* _WHAT IS ASKED_
Your task is to gather the lines below that hold the string "matplotlib".

------

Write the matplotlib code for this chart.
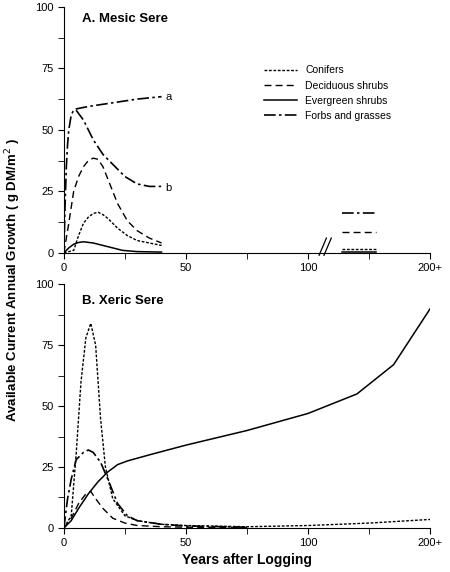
import matplotlib
matplotlib.use("Agg")
import matplotlib.pyplot as plt

plt.rcParams['font.family'] = ['Liberation Sans', 'DejaVu Sans']

xticks = [0, 50, 100, 150]
xticklabels = ["0", "50", "100", "200+"]
yticks = [0, 25, 50, 75, 100]

# Mesic sere
m_fa_x = [0, 0.5, 1, 1.5, 2, 3, 4, 5, 10, 20, 30, 40]
m_fa_y = [0, 20, 35, 44, 50, 56, 58, 58.5, 59.5, 61, 62.5, 63.5]
m_fb_x = [5, 8, 12, 16, 20, 25, 30, 35, 40]
m_fb_y = [58, 54, 46, 40, 36, 31, 28, 27, 27]
m_dec_x = [0, 2, 4, 6, 8, 10, 12, 14, 16, 18, 22, 26, 30, 35, 40]
m_dec_y = [0, 12, 25, 31, 35, 37.5, 38.5, 38, 35, 30, 20, 13, 9, 6, 4]
m_con_x = [0, 4, 6, 8, 10, 12, 14, 16, 18, 22, 26, 30, 35, 40]
m_con_y = [0, 1, 7, 12, 14.5, 16, 16.5, 15.5, 14, 10, 7, 5, 4, 3]
m_eve_x = [0, 2, 4, 6, 8, 12, 18, 24, 30, 40]
m_eve_y = [0, 2, 3.5, 4.2, 4.5, 4, 2.5, 1, 0.5, 0.3]
m_end_vals = [1.5, 8.5, 0.3, 16]  # conifers, deciduous, evergreen, forbs at 200+

# Xeric sere
x_con_x = [0, 3, 5, 7, 9, 11, 13, 15, 17, 20, 25, 30, 40, 50, 75, 100, 125, 150]
x_con_y = [0, 5, 30, 60, 78, 84, 75, 45, 25, 12, 5, 3, 1.5, 1, 0.5, 1, 2, 3.5]
x_frb_x = [0, 1.5, 3, 5, 8, 10, 12, 15, 18, 22, 26, 30, 40, 50, 75]
x_frb_y = [0, 12, 20, 28, 31, 32, 31, 27, 20, 10, 5, 3, 1.5, 0.8, 0.3]
x_dec_x = [0, 3, 6, 9, 11, 13, 16, 20, 25, 30, 40, 50, 75]
x_dec_y = [0, 4, 10, 14, 15, 12, 8, 4, 2, 1, 0.5, 0.3, 0.2]
x_eve_x = [0, 3, 6, 10, 14, 18, 22, 26, 35, 50, 75, 100, 120, 135, 150]
x_eve_y = [0, 3, 8, 14, 19, 23, 26, 27.5, 30, 34, 40, 47, 55, 67, 90]

styles = {
    'con': dict(ls=(0, (2, 1.2)), lw=1.0, color='black'),
    'dec': dict(ls=(0, (5, 3)), lw=1.0, color='black'),
    'eve': dict(ls='-', lw=1.1, color='black'),
    'frb': dict(ls=(0, (7, 2, 1.5, 2)), lw=1.2, color='black'),
}

fig = plt.figure(figsize=(4.5, 5.72), dpi=100)
ax1 = fig.add_axes([0.142, 0.558, 0.814, 0.43])
ax2 = fig.add_axes([0.142, 0.077, 0.814, 0.426])

for ax in (ax1, ax2):
    ax.set_xlim(0, 150)
    ax.set_ylim(0, 100)
    ax.spines['top'].set_visible(False)
    ax.spines['right'].set_visible(False)
    ax.set_xticks(xticks)
    ax.set_xticklabels(xticklabels)
    ax.set_xticks([25, 75, 125], minor=True)
    ax.set_yticks(yticks)
    ax.set_yticks([12.5, 37.5, 62.5, 87.5], minor=True)
    ax.tick_params(labelsize=8, direction='out', length=4)
    ax.tick_params(which='minor', length=4)

ax1.plot(m_fa_x, m_fa_y, **styles['frb'])
ax1.plot(m_fb_x, m_fb_y, **styles['frb'])
ax1.plot(m_dec_x, m_dec_y, **styles['dec'])
ax1.plot(m_con_x, m_con_y, **styles['con'])
ax1.plot(m_eve_x, m_eve_y, **styles['eve'])
ax1.text(41.5, 63.5, "a", fontsize=8, va='center')
ax1.text(41.5, 26.5, "b", fontsize=8, va='center')
for key, v in zip(['con', 'dec', 'eve', 'frb'], m_end_vals):
    ax1.plot([114, 128], [v, v], **styles[key])
# axis break marks
ax1.plot([104.5, 107.5], [-1, 6], color='black', lw=0.9, clip_on=False)
ax1.plot([106.5, 109.5], [-1, 6], color='black', lw=0.9, clip_on=False)
ax1.text(0.05, 0.95, "A. Mesic Sere", transform=ax1.transAxes, fontsize=9.5,
         fontweight='bold', va='center')

handles = [plt.Line2D([], [], **styles[k]) for k in ['con', 'dec', 'eve', 'frb']]
ax1.legend(handles, ["Conifers", "Deciduous shrubs", "Evergreen shrubs", "Forbs and grasses"],
           loc='upper left', bbox_to_anchor=(0.52, 0.8), frameon=False, fontsize=7.5,
           handlelength=3.2, labelspacing=0.5)

ax2.plot(x_con_x, x_con_y, **styles['con'])
ax2.plot(x_frb_x, x_frb_y, **styles['frb'])
ax2.plot(x_dec_x, x_dec_y, **styles['dec'])
ax2.plot(x_eve_x, x_eve_y, **styles['eve'])
ax2.text(0.05, 0.93, "B. Xeric Sere", transform=ax2.transAxes, fontsize=9.5,
         fontweight='bold', va='center')
ax2.set_xlabel("Years after Logging", fontsize=10, fontweight='bold', labelpad=3)

fig.text(0.03, 0.51, "Available Current Annual Growth ( g DM/m$^2$ )", rotation=90,
         fontsize=9.5, fontweight='bold', ha='center', va='center')

fig.savefig("out.png", dpi=100)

------

* _WRITTEN ANSWER_
Write the matplotlib code for this chart.
import matplotlib
matplotlib.use("Agg")
import matplotlib.pyplot as plt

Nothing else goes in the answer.